Abstract
The first breeding program in the world for durum wheat was conceived in Italy in the early 1900s. Over the decades, pressure exerted by natural and artificial selection could have progressively reduced the genetic diversity of the durum wheat germplasm. In the present study, a large panel of Italian durum wheat accessions that includes landraces, old and modern cultivars was subjected to genotyping using the Illumina iSelect 15K wheat SNP array. The aim was to assess the impact that selection has in shaping Italian durum wheat genetic diversity and to exploit the patterns of genetic diversity between populations to identify molecular signatures of divergence and selection. Relatively small differences in genetic diversity have been observed among accessions, which have been selected and cultivated in Italy over the past 150 years. Indeed, directional selection combined with that operated by farmers/breeders resulted in the increase of linkage disequilibrium (LD) and in changes of the allelic frequencies in DNA regions that control important agronomic traits. Results from this study also show that major well-known genes and/or QTLs affecting plant height (RHT), earliness (VRN, PPD) and grain quality (GLU, PSY, PSD, LYC, PPO, LOX3) co-localized with outlier SNP loci. Interestingly, many of these SNPs fall in genomic regions where genes involved in nitrogen metabolism are. This finding highlights the key role these genes have played in the transition from landraces to modern cultivars. Finally, our study remarks on the need to fully exploit the genetic diversity of Italian landraces by intense pre-breeding activities aimed at introducing a new source of adaptability and resistance in the genetic background of modern cultivars, to contrast the effect of climate change. The list of divergent loci and loci under selection associated with useful agronomic traits represents an invaluable resource to detect new allelic variants for target genes and for guiding new genomic selection programs in durum wheat.
Highlights
Durum wheat [Triticum turgidum subsp. durum (Desf.) Husn] is one of the most important staple crops and it is primarily cultivated in the Mediterranean regions, Southern Europe, and North Africa
Indices of genetic diversity were computed to describe the variability within the 259 durum wheat accessions included in the whole collection and among subpopulations (i.e., LR, old cultivars (OC), modern cultivars (MC), MC1, MC2, and MC3) (Table 1)

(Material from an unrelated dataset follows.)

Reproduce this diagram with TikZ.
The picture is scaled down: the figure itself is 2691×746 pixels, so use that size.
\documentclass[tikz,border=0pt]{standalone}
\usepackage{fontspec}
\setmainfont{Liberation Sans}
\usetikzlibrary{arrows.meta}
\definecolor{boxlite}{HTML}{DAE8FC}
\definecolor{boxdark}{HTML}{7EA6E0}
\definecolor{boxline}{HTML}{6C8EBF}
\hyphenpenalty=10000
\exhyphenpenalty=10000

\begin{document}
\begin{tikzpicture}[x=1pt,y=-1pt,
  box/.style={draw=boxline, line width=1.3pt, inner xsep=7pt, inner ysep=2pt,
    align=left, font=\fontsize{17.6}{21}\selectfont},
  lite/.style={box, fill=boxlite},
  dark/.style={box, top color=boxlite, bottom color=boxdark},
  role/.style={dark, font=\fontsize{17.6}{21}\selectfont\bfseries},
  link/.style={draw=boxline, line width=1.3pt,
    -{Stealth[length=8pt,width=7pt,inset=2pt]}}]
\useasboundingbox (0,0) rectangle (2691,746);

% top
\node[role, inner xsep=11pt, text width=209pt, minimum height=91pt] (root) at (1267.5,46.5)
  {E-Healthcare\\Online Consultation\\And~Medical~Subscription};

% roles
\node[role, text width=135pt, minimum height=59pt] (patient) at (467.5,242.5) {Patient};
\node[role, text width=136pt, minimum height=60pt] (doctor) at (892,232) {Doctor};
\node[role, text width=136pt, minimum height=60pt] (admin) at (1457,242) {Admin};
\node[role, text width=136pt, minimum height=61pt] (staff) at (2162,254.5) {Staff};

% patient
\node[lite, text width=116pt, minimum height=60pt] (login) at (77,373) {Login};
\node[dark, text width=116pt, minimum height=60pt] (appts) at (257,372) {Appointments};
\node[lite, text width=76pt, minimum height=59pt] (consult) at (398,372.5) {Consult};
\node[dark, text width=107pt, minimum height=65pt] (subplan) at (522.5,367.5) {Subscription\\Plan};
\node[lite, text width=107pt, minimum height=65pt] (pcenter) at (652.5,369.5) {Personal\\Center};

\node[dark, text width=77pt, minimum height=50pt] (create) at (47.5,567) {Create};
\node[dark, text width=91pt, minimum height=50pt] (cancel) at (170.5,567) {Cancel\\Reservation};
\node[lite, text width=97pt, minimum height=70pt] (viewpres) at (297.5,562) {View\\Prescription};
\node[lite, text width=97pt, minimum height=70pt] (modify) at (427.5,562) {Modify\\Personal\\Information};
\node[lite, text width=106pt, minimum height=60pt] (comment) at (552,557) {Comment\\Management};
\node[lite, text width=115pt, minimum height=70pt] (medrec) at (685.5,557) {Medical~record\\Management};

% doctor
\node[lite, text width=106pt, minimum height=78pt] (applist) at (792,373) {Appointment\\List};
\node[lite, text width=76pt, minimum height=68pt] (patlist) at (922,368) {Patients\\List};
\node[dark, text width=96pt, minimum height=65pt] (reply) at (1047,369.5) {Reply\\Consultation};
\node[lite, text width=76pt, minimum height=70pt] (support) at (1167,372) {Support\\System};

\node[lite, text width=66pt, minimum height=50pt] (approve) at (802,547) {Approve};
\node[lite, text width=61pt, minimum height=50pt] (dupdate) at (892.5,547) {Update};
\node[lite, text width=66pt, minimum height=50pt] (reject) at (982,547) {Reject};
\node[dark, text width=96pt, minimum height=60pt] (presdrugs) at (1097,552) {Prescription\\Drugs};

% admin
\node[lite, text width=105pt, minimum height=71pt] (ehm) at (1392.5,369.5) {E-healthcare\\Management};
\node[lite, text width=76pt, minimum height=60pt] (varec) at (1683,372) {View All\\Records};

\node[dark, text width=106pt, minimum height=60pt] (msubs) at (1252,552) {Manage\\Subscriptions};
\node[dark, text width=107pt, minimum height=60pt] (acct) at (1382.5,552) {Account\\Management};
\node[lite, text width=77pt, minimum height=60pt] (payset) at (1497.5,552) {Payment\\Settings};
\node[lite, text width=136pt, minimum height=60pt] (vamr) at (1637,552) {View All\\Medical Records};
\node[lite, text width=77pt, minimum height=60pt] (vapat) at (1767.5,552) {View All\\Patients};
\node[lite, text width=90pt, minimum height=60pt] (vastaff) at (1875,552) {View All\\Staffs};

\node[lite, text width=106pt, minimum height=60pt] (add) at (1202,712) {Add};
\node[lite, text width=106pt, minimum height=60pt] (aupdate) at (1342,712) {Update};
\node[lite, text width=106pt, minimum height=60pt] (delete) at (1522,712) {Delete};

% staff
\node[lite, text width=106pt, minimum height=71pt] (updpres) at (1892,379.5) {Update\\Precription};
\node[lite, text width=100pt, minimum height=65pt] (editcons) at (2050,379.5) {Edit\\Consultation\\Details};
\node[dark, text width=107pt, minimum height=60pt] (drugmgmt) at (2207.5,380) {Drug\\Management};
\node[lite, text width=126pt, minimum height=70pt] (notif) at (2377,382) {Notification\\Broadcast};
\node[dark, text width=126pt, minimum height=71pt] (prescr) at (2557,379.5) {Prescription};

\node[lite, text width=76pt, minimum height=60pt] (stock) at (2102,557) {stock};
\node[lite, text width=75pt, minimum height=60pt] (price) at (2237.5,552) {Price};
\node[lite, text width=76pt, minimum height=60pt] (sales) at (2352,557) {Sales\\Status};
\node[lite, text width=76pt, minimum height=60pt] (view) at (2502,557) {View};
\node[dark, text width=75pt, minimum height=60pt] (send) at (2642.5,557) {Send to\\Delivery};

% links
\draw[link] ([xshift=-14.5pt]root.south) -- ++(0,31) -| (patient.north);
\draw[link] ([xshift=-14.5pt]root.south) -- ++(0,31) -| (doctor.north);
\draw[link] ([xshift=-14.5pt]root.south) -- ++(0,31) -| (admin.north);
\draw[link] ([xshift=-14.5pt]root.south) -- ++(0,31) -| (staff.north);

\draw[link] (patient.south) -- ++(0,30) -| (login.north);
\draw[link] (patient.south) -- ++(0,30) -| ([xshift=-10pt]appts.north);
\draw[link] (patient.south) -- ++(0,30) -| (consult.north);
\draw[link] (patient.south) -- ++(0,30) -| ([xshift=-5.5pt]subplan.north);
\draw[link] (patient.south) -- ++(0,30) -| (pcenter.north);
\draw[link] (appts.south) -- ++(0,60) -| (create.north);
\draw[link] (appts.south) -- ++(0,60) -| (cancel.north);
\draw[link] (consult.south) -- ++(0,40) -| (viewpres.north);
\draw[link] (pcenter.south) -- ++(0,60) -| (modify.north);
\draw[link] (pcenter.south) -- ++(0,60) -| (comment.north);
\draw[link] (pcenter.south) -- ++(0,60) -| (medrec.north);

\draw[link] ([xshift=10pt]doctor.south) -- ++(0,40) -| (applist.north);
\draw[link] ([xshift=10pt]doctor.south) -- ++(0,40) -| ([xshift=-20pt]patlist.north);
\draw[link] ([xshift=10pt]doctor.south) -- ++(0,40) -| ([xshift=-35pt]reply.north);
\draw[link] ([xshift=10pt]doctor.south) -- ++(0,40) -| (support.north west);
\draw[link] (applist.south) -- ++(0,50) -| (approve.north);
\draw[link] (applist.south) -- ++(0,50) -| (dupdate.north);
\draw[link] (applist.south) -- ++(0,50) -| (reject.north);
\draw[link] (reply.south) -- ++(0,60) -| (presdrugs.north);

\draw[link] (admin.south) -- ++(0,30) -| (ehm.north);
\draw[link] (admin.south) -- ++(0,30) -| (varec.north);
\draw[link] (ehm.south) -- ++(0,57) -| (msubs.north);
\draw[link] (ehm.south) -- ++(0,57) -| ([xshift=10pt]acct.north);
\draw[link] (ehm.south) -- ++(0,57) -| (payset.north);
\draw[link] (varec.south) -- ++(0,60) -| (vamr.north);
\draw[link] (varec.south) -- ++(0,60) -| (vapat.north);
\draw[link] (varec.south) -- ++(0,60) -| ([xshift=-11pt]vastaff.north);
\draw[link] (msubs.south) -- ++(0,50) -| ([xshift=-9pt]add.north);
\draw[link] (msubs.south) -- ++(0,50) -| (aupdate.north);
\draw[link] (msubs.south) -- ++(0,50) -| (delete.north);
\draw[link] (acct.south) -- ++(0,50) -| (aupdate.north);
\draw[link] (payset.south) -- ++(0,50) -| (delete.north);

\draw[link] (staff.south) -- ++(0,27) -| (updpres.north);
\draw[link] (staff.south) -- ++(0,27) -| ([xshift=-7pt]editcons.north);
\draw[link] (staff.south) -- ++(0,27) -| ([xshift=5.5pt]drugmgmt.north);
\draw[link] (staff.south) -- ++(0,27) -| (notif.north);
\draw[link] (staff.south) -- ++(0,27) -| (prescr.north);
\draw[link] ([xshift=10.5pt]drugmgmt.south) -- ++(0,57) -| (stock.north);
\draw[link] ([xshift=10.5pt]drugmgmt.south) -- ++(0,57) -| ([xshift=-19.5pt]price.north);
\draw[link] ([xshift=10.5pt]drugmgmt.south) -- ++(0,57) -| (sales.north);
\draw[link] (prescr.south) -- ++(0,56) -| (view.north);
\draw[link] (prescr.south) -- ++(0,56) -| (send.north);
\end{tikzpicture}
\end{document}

The number of P and parsimony informative sites (PIS) sites slightly decreased moving from LR (P = 3,059 and PIS = 2,819) to OC (P = 2,897 and PIS = 2,495), while it increased again up to P = 3,084 and PIS = 2,689 in MC
Summary
Durum wheat [Triticum turgidum subsp. durum (Desf.) Husn] is one of the most important staple crops and it is primarily cultivated in the Mediterranean regions, Southern Europe, and North Africa. Its domestication took place about 10,000 years ago in the Fertile Crescent, as a result of selection and domestication of wild and domesticated emmer (Zohary et al, 2012). As it happened with most crops, the wheat domestication process occurs in four stages (Meyer and Purugganan, 2013; Gaut et al, 2018), during which phenotypic traits changed due to variations in genetic diversity patterns. Differentiation between wild and domesticated populations is affected by artificial (intentional and/or unconscious) and natural selection that contributes to the adaptation of crops to particular climates and diverse environments (McKey et al, 2012) Artificial selection favors traits identified as valuable by the breeders within wild populations, which are characterized by a wide genetic diversity due to demographic factors, including population size and a variation in recombination rate (Jordan et al, 2015).